>> Start

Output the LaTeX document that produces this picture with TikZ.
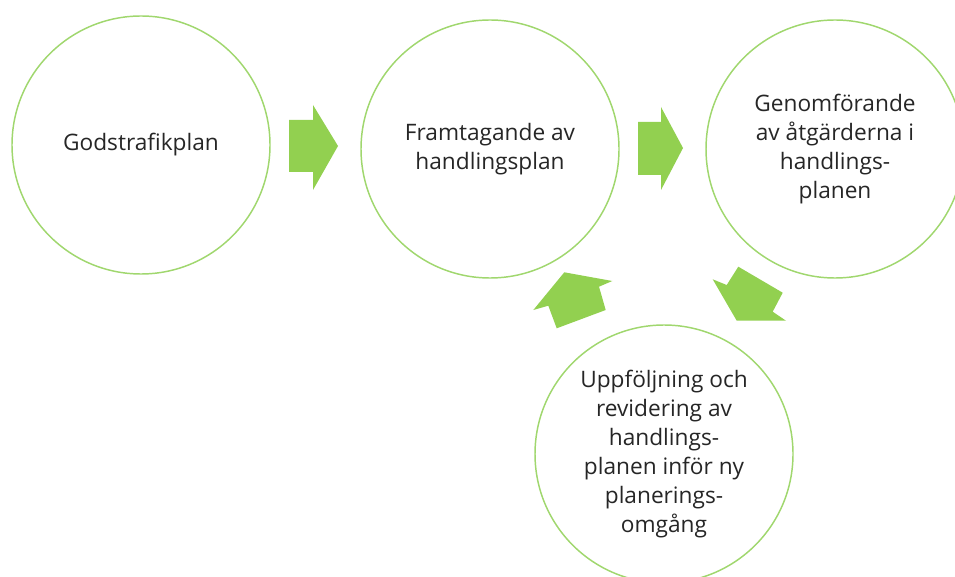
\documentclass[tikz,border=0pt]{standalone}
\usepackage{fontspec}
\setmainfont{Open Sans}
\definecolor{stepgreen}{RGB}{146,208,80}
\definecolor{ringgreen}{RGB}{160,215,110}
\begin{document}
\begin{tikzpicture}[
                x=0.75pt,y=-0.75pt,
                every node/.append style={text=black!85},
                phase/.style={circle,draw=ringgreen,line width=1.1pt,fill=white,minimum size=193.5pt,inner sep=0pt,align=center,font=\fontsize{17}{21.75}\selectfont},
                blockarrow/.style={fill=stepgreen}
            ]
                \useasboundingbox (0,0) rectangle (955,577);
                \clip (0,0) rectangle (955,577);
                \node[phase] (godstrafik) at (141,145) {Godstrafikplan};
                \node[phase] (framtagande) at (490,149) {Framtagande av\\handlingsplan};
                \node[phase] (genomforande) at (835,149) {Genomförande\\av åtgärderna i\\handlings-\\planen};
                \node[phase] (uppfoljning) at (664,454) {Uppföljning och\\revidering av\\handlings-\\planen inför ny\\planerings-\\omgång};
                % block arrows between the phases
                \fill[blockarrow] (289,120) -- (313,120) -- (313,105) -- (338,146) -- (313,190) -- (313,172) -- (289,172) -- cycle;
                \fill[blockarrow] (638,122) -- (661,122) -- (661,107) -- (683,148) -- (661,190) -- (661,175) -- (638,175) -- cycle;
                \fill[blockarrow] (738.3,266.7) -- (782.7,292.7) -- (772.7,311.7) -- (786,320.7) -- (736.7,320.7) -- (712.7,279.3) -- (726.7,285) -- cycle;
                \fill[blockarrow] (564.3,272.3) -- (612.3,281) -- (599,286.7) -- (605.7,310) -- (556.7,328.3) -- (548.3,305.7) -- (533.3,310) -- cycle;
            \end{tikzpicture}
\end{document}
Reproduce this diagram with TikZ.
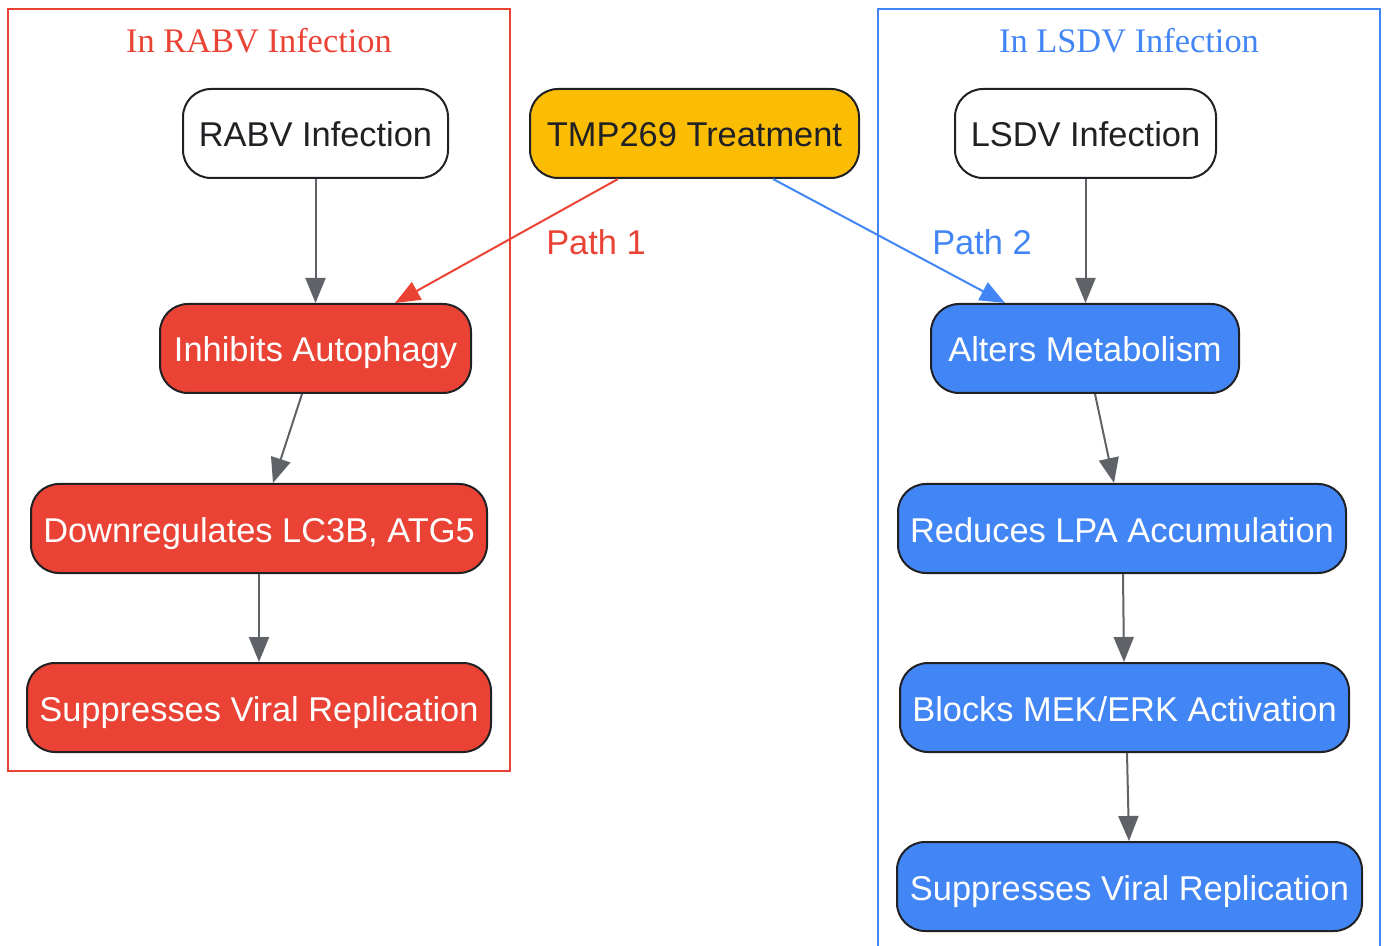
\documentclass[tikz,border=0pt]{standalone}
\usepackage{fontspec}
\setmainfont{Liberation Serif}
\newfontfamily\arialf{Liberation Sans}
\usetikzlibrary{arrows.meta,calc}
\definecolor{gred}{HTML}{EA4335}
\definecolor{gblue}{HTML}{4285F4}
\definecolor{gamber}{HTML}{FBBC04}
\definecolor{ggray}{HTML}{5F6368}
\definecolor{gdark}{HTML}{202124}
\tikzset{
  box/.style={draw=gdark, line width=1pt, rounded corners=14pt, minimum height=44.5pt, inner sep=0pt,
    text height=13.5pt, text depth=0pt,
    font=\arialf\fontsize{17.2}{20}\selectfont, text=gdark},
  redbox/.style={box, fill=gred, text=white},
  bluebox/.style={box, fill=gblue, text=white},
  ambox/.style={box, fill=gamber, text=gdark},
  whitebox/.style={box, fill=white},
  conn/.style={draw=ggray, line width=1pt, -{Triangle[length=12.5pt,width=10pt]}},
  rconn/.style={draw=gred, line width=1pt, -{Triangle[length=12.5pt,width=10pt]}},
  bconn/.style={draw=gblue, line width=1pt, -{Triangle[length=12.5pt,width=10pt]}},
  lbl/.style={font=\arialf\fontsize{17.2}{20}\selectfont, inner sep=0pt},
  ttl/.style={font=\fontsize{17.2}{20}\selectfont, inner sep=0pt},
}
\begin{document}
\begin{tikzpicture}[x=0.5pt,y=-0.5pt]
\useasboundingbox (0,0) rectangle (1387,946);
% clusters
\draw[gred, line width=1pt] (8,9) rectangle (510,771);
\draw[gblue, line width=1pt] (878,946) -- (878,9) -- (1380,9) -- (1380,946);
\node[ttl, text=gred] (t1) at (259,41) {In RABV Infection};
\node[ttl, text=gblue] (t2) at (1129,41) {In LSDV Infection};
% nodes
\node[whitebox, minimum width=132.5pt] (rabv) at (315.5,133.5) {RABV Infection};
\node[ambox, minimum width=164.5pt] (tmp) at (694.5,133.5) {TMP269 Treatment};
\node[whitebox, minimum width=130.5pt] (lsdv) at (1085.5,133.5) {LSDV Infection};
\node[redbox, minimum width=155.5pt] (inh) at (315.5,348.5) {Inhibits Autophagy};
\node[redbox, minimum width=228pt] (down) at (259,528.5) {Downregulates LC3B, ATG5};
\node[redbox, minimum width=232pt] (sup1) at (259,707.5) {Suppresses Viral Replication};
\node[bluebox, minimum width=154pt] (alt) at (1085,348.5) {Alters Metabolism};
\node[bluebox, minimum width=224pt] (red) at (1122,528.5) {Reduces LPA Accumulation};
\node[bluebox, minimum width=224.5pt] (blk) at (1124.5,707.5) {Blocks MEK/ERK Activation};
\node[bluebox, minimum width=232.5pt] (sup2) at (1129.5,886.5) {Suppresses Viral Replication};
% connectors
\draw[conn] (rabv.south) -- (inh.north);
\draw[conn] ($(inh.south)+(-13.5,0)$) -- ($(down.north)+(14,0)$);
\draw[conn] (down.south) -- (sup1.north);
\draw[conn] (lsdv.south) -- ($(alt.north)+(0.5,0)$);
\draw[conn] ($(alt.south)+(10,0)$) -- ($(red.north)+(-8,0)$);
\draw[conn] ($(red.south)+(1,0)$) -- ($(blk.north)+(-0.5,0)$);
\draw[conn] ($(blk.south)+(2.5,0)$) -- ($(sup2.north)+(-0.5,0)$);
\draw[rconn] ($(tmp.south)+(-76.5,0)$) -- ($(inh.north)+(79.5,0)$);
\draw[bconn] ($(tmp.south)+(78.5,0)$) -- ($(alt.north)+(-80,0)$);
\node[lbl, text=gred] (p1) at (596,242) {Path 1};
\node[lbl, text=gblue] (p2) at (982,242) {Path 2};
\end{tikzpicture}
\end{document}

>> End

**Requirements**
All entries are to be retyped exactly. Omit any embedded images.

**Reply**
Output the LaTeX document that produces this picture with TikZ.
\documentclass[tikz,border=0pt]{standalone}
\usepackage{fontspec}
\setmainfont{Open Sans}
\definecolor{stepgreen}{RGB}{146,208,80}
\definecolor{ringgreen}{RGB}{160,215,110}
\begin{document}
\begin{tikzpicture}[
                x=0.75pt,y=-0.75pt,
                every node/.append style={text=black!85},
                phase/.style={circle,draw=ringgreen,line width=1.1pt,fill=white,minimum size=193.5pt,inner sep=0pt,align=center,font=\fontsize{17}{21.75}\selectfont},
                blockarrow/.style={fill=stepgreen}
            ]
                \useasboundingbox (0,0) rectangle (955,577);
                \clip (0,0) rectangle (955,577);
                \node[phase] (godstrafik) at (141,145) {Godstrafikplan};
                \node[phase] (framtagande) at (490,149) {Framtagande av\\handlingsplan};
                \node[phase] (genomforande) at (835,149) {Genomförande\\av åtgärderna i\\handlings-\\planen};
                \node[phase] (uppfoljning) at (664,454) {Uppföljning och\\revidering av\\handlings-\\planen inför ny\\planerings-\\omgång};
                % block arrows between the phases
                \fill[blockarrow] (289,120) -- (313,120) -- (313,105) -- (338,146) -- (313,190) -- (313,172) -- (289,172) -- cycle;
                \fill[blockarrow] (638,122) -- (661,122) -- (661,107) -- (683,148) -- (661,190) -- (661,175) -- (638,175) -- cycle;
                \fill[blockarrow] (738.3,266.7) -- (782.7,292.7) -- (772.7,311.7) -- (786,320.7) -- (736.7,320.7) -- (712.7,279.3) -- (726.7,285) -- cycle;
                \fill[blockarrow] (564.3,272.3) -- (612.3,281) -- (599,286.7) -- (605.7,310) -- (556.7,328.3) -- (548.3,305.7) -- (533.3,310) -- cycle;
            \end{tikzpicture}
\end{document}
Reproduce this diagram with TikZ.
\documentclass[tikz,border=0pt]{standalone}
\usepackage{fontspec}
\setmainfont{Liberation Serif}
\newfontfamily\arialf{Liberation Sans}
\usetikzlibrary{arrows.meta,calc}
\definecolor{gred}{HTML}{EA4335}
\definecolor{gblue}{HTML}{4285F4}
\definecolor{gamber}{HTML}{FBBC04}
\definecolor{ggray}{HTML}{5F6368}
\definecolor{gdark}{HTML}{202124}
\tikzset{
  box/.style={draw=gdark, line width=1pt, rounded corners=14pt, minimum height=44.5pt, inner sep=0pt,
    text height=13.5pt, text depth=0pt,
    font=\arialf\fontsize{17.2}{20}\selectfont, text=gdark},
  redbox/.style={box, fill=gred, text=white},
  bluebox/.style={box, fill=gblue, text=white},
  ambox/.style={box, fill=gamber, text=gdark},
  whitebox/.style={box, fill=white},
  conn/.style={draw=ggray, line width=1pt, -{Triangle[length=12.5pt,width=10pt]}},
  rconn/.style={draw=gred, line width=1pt, -{Triangle[length=12.5pt,width=10pt]}},
  bconn/.style={draw=gblue, line width=1pt, -{Triangle[length=12.5pt,width=10pt]}},
  lbl/.style={font=\arialf\fontsize{17.2}{20}\selectfont, inner sep=0pt},
  ttl/.style={font=\fontsize{17.2}{20}\selectfont, inner sep=0pt},
}
\begin{document}
\begin{tikzpicture}[x=0.5pt,y=-0.5pt]
\useasboundingbox (0,0) rectangle (1387,946);
% clusters
\draw[gred, line width=1pt] (8,9) rectangle (510,771);
\draw[gblue, line width=1pt] (878,946) -- (878,9) -- (1380,9) -- (1380,946);
\node[ttl, text=gred] (t1) at (259,41) {In RABV Infection};
\node[ttl, text=gblue] (t2) at (1129,41) {In LSDV Infection};
% nodes
\node[whitebox, minimum width=132.5pt] (rabv) at (315.5,133.5) {RABV Infection};
\node[ambox, minimum width=164.5pt] (tmp) at (694.5,133.5) {TMP269 Treatment};
\node[whitebox, minimum width=130.5pt] (lsdv) at (1085.5,133.5) {LSDV Infection};
\node[redbox, minimum width=155.5pt] (inh) at (315.5,348.5) {Inhibits Autophagy};
\node[redbox, minimum width=228pt] (down) at (259,528.5) {Downregulates LC3B, ATG5};
\node[redbox, minimum width=232pt] (sup1) at (259,707.5) {Suppresses Viral Replication};
\node[bluebox, minimum width=154pt] (alt) at (1085,348.5) {Alters Metabolism};
\node[bluebox, minimum width=224pt] (red) at (1122,528.5) {Reduces LPA Accumulation};
\node[bluebox, minimum width=224.5pt] (blk) at (1124.5,707.5) {Blocks MEK/ERK Activation};
\node[bluebox, minimum width=232.5pt] (sup2) at (1129.5,886.5) {Suppresses Viral Replication};
% connectors
\draw[conn] (rabv.south) -- (inh.north);
\draw[conn] ($(inh.south)+(-13.5,0)$) -- ($(down.north)+(14,0)$);
\draw[conn] (down.south) -- (sup1.north);
\draw[conn] (lsdv.south) -- ($(alt.north)+(0.5,0)$);
\draw[conn] ($(alt.south)+(10,0)$) -- ($(red.north)+(-8,0)$);
\draw[conn] ($(red.south)+(1,0)$) -- ($(blk.north)+(-0.5,0)$);
\draw[conn] ($(blk.south)+(2.5,0)$) -- ($(sup2.north)+(-0.5,0)$);
\draw[rconn] ($(tmp.south)+(-76.5,0)$) -- ($(inh.north)+(79.5,0)$);
\draw[bconn] ($(tmp.south)+(78.5,0)$) -- ($(alt.north)+(-80,0)$);
\node[lbl, text=gred] (p1) at (596,242) {Path 1};
\node[lbl, text=gblue] (p2) at (982,242) {Path 2};
\end{tikzpicture}
\end{document}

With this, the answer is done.